According to the government, proceeds from the sale of the weapons, coins and other possessions taken in the robbery were used to further the bombing conspiracy. But Fortier said that in the months before the blast, many of McVeigh’s friends began to try to back out of his plans.

“Nobody wanted to help him and he was upset,” she said. “He was upset because Terry wanted out. Terry did not want to mix the bomb. So he asked Michael to help him.”

What did her husband say? Hartzler asked Fortier.

“No,” she said.

And did her husband agree to help McVeigh in his escape plan?

“No,” she said.

Fortier is to return to the witness stand this morning.

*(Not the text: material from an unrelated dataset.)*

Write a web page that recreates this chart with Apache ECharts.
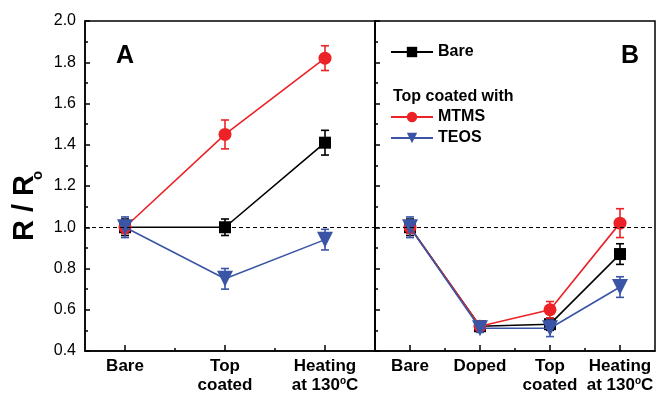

(BEGIN TEXT OF INFOBOX / INFOGRAPHIC)

THE NEXT STEP

Lead defense attorney Stephen Jones will conduct a critical cross-examination of Lori Fortier today. The defense hopes to discredit her and her husband, Michael Fortier, who will testify later. Attorneys may concentrate on Lori Fortier’s admission that she lied to the FBI, friends and relatives in the weeks after the bombing. “I didn’t want [authorities] to implicate us. I was scared,” she said.